- What you will do
The material below should be written out in full and exactly; pictures stay out of the copy.

------------

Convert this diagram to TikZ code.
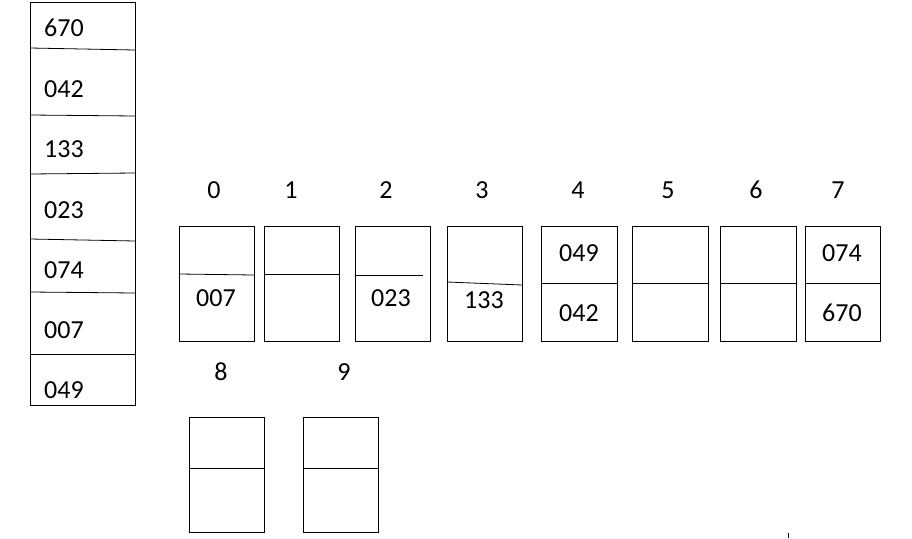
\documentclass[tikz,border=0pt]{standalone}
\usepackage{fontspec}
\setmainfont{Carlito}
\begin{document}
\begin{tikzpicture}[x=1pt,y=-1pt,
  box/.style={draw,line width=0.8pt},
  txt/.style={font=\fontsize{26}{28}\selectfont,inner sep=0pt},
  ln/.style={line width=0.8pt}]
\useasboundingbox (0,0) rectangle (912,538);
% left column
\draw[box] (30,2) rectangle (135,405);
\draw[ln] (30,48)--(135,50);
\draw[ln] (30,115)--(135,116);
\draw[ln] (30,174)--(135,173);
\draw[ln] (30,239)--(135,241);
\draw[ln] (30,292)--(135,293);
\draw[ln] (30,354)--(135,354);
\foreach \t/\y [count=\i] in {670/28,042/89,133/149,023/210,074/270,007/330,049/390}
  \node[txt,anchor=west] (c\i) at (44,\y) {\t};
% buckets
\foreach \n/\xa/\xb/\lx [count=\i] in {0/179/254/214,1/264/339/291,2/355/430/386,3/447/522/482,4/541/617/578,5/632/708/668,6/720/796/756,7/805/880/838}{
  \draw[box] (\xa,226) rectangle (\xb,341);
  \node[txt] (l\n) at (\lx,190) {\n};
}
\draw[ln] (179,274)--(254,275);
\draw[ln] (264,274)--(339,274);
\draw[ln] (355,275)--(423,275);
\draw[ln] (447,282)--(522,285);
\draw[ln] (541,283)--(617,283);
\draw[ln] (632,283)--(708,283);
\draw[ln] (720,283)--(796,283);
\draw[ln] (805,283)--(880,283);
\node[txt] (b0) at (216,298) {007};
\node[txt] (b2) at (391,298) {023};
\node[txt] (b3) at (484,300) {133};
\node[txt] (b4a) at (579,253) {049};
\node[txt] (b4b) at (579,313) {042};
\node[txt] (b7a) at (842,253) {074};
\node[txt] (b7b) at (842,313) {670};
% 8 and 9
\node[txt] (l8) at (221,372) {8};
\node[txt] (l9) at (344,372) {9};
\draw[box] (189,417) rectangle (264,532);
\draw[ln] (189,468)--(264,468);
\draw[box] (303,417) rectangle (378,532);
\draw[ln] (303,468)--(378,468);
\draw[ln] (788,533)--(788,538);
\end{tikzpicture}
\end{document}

------------

- Problem solution
Convert this diagram to TikZ code.
\documentclass[tikz,border=0pt]{standalone}
\usepackage{fontspec}
\setmainfont{Carlito}
\begin{document}
\begin{tikzpicture}[x=1pt,y=-1pt,
  box/.style={draw,line width=0.8pt},
  txt/.style={font=\fontsize{26}{28}\selectfont,inner sep=0pt},
  ln/.style={line width=0.8pt}]
\useasboundingbox (0,0) rectangle (912,538);
% left column
\draw[box] (30,2) rectangle (135,405);
\draw[ln] (30,48)--(135,50);
\draw[ln] (30,115)--(135,116);
\draw[ln] (30,174)--(135,173);
\draw[ln] (30,239)--(135,241);
\draw[ln] (30,292)--(135,293);
\draw[ln] (30,354)--(135,354);
\foreach \t/\y [count=\i] in {670/28,042/89,133/149,023/210,074/270,007/330,049/390}
  \node[txt,anchor=west] (c\i) at (44,\y) {\t};
% buckets
\foreach \n/\xa/\xb/\lx [count=\i] in {0/179/254/214,1/264/339/291,2/355/430/386,3/447/522/482,4/541/617/578,5/632/708/668,6/720/796/756,7/805/880/838}{
  \draw[box] (\xa,226) rectangle (\xb,341);
  \node[txt] (l\n) at (\lx,190) {\n};
}
\draw[ln] (179,274)--(254,275);
\draw[ln] (264,274)--(339,274);
\draw[ln] (355,275)--(423,275);
\draw[ln] (447,282)--(522,285);
\draw[ln] (541,283)--(617,283);
\draw[ln] (632,283)--(708,283);
\draw[ln] (720,283)--(796,283);
\draw[ln] (805,283)--(880,283);
\node[txt] (b0) at (216,298) {007};
\node[txt] (b2) at (391,298) {023};
\node[txt] (b3) at (484,300) {133};
\node[txt] (b4a) at (579,253) {049};
\node[txt] (b4b) at (579,313) {042};
\node[txt] (b7a) at (842,253) {074};
\node[txt] (b7b) at (842,313) {670};
% 8 and 9
\node[txt] (l8) at (221,372) {8};
\node[txt] (l9) at (344,372) {9};
\draw[box] (189,417) rectangle (264,532);
\draw[ln] (189,468)--(264,468);
\draw[box] (303,417) rectangle (378,532);
\draw[ln] (303,468)--(378,468);
\draw[ln] (788,533)--(788,538);
\end{tikzpicture}
\end{document}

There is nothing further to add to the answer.